They are a playground for summer skiers, a challenge for mountaineers, and their dazzling whiteness under a deep-blue sky is of other-worldly beauty. But glaciers are also crucial for Alpine water balance — and they are a unique indicator of global warming.

Since the Industrial Revolution, glaciers in the Alps have decreased by more than one-third in size and by a half in volume. This dramatic retreat of supposedly eternal ice has now been visualized by a couple of German photographers who are also environmental scientists.

Wolfgang Zängl and Sylvia Hamberger collected hundreds of historic postcards of glaciers in Germany, Austria, Switzerland, Italy and France. They carefully determined the month and time of day when each picture was photographed or painted, and identified the artists' viewing points. Then they took similar shots of the landscapes as they appear today. The pictures shown here are of the Rhône glacier in Vallais, Switzerland.
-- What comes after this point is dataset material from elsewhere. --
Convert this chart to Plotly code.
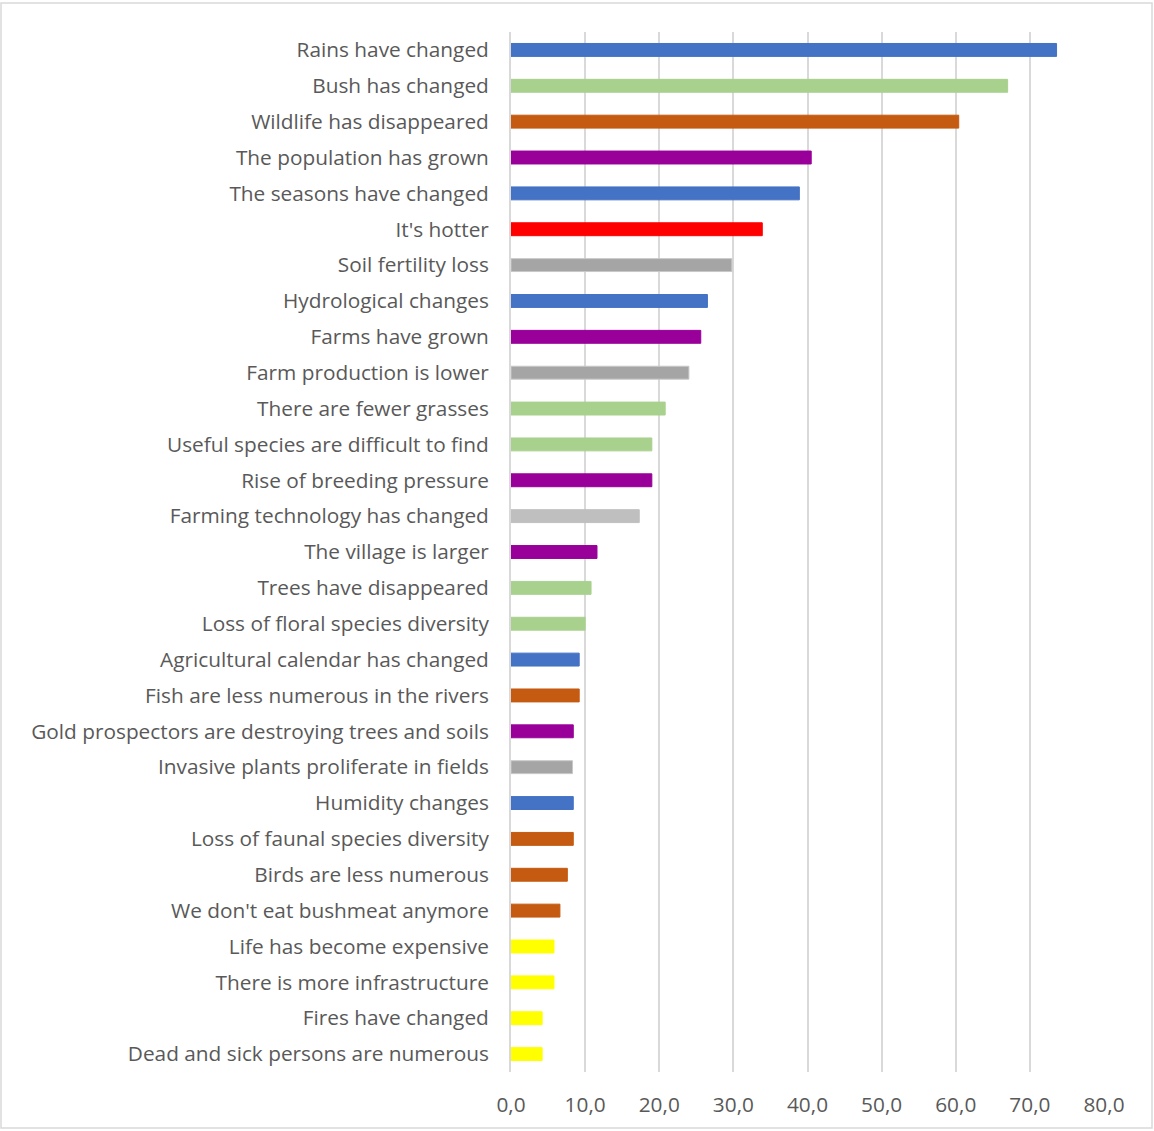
import plotly.graph_objects as go

categories = [
    "Rains have changed", "Bush has changed", "Wildlife has disappeared",
    "The population has grown", "The seasons have changed", "It's hotter",
    "Soil fertility loss", "Hydrological changes", "Farms have grown",
    "Farm production is lower", "There are fewer grasses",
    "Useful species are difficult to find", "Rise of breeding pressure",
    "Farming technology has changed", "The village is larger",
    "Trees have disappeared", "Loss of floral species diversity",
    "Agricultural calendar has changed", "Fish are less numerous in the rivers",
    "Gold prospectors are destroying trees and soils",
    "Invasive plants proliferate in fields", "Humidity changes",
    "Loss of faunal species diversity", "Birds are less numerous",
    "We don't eat bushmeat anymore", "Life has become expensive",
    "There is more infrastructure", "Fires have changed",
    "Dead and sick persons are numerous",
]
values = [73.6, 67.0, 60.4, 40.5, 38.9, 33.9, 29.8, 26.5, 25.6, 24.0, 20.8,
          19.0, 19.0, 17.3, 11.6, 10.8, 10.0, 9.2, 9.2, 8.4, 8.3, 8.4, 8.4,
          7.6, 6.6, 5.8, 5.8, 4.2, 4.2]
groups = ["climate", "flora", "fauna", "human", "climate", "heat",
          "soil", "climate", "human", "soil", "flora",
          "flora", "human", "tech", "human",
          "flora", "flora", "climate", "fauna", "human",
          "soil", "climate", "fauna", "fauna", "fauna",
          "socio", "socio", "socio", "socio"]
group_colors = {
    "climate": "#4472C4", "flora": "#A9D18E", "fauna": "#C55A11",
    "human": "#990099", "heat": "#FF0000", "soil": "#A5A5A5",
    "tech": "#BFBFBF", "socio": "#FFFF00",
}
tick_vals = [0, 10, 20, 30, 40, 50, 60, 70, 80]
tick_text = ["0,0", "10,0", "20,0", "30,0", "40,0", "50,0", "60,0", "70,0", "80,0"]

colors = [group_colors[g] for g in groups]
line_colors = ["#C8C8C8" if g == "soil" else group_colors[g] for g in groups]

fig = go.Figure(go.Bar(
    y=categories, x=values, orientation="h",
    marker=dict(color=colors, line=dict(color=line_colors, width=1)),
    width=0.36,
))

font_family = "Open Sans, Noto Sans, sans-serif"
fig.update_layout(
    width=1154, height=1131,
    margin=dict(l=511, r=50, t=32, b=59),
    paper_bgcolor="white", plot_bgcolor="white",
    showlegend=False,
    font=dict(family=font_family, size=20.8, color="#595959"),
    xaxis=dict(
        range=[0, 80], tickvals=tick_vals, ticktext=tick_text,
        showgrid=True, gridcolor="#D9D9D9", gridwidth=2,
        zeroline=False, showline=False, ticks="",
        ticklabelstandoff=18,
        tickfont=dict(size=20.8, color="#595959"),
    ),
    yaxis=dict(
        autorange="reversed", showgrid=False, zeroline=False,
        showline=True, linecolor="#D9D9D9", linewidth=2,
        ticks="", ticklabelstandoff=16,
        tickfont=dict(size=20.8, color="#595959"),
    ),
    shapes=[dict(type="rect", xref="paper", yref="paper",
                 x0=-510 / 593, x1=1 + 48 / 593,
                 y0=-56 / 1040, y1=1 + 29 / 1040,
                 line=dict(color="#D9D9D9", width=1.5))],
)

fig.write_html("out.html",
               config={"displayModeBar": False},
               post_script="document.body.style.margin='0';document.body.style.padding='0';")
The results are now on show in the Alpine Museum in Munich, Germany. The exhibition “Glaciers in the Greenhouse”, which runs until 16 January 2005, also provides some numbers and diagrams to illustrate the problem of global warming in the twentieth century. But its visual centrepiece, the pairs of old and new glacier photographs, depict much more shockingly what climate change is doing to the Alps.